In the vein of Stephen King and John Carpenter; The Terror of All Hallow’s Eve is a nostalgic throwback to childhood horror of the 1980’s. Our tale begins on October the 30th 1981 in idyllic suburbia, where a reclusive teenager named Tim “don’t call him Timmy” (Caleb Thomas) plays uncannily convincing pranks on the neighbours, supplying them with an unwelcome holiday scare! It transpires that the troubled teen has an unhappy home life due to his fractured relationship with his mother and the void left by his absentee father.
Despite retaining an overactive imagination and a talent for art, Tim is victimized by a trio of mean spirited bullies. It’s not until the fateful night of ‘All Hallow’s Eve’ that Tim unwittingly summons an unusual mythological creature known as ‘The Trickster’ leading to a night of unbridled terror.
The Terror of All Hallow’s Eve is a delightfully macabre movie that sincerely deserves its place as a future staple of Halloween season film viewing. It combines fantastical horror with a strong narrative centring on family relationships. The film is built on the dynamics of the mother-son relationship as monster movie mad Tim deals with his own inner conflict during the transitional period from childhood to adolescence.
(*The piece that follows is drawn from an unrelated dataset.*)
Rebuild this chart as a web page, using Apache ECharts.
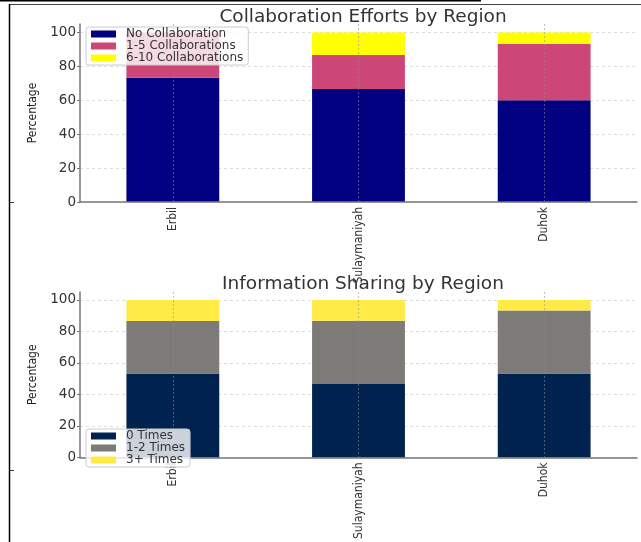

Sarah Lancaster plays his long-suffering mother Linda who has accumulated her own guilt for the lack of stability in Tim’s life. The power struggle between the two is captured exceedingly well, laying the narrative groundwork before the fantasy element of the film takes centre stage.
There are strong references to John Carpenter’s 1978 masterpiece as well as echoes of Buffy the Vampire Slayer (1997-2003) and that’s not just because Juliet Landau features in a small role. The Terror of All Hallow’s Eve is packed with innovative set pieces and lavish visuals that will have its audience hankering for the upcoming Autumn season. It’s a visually beautiful movie from beginning to end and encompasses a coming of age story that capitalises on the themes of ‘paranoid horror’ that were prevalent in a bulk of 80’s classics from the A Nightmare on Elm Street (1984) franchise to Child’s Play (1988).
The special effects in this film are phenomenal. So much creativity and detail has gone into bringing the engaging, fantasy horror to life. The Trickster himself is a menacing entity, like a twisted version of Dobby the House Elf from the Harry Potter flicks. There’s a sequence involving puppets that is exquisitely crafted with the mischievous tone the scene has in place.
When approaching this film do not go into it expecting anything that hasn’t been done before. It’s very much a homage to the old school in every way possible. That said, it is still a charming yet whimsical film with so much to appreciate about it. Some of the dialogue comes off as eye-rollingly formulaic especially the delivery from the bully characters however that just adds to the fact that the film has no pretence about it and isn’t trying to be something it isn’t.
The Terror of All Hallow’s Eve proved to be more treat than trick and guarantees to put a smile on the faces of even the most hardened of horror fans.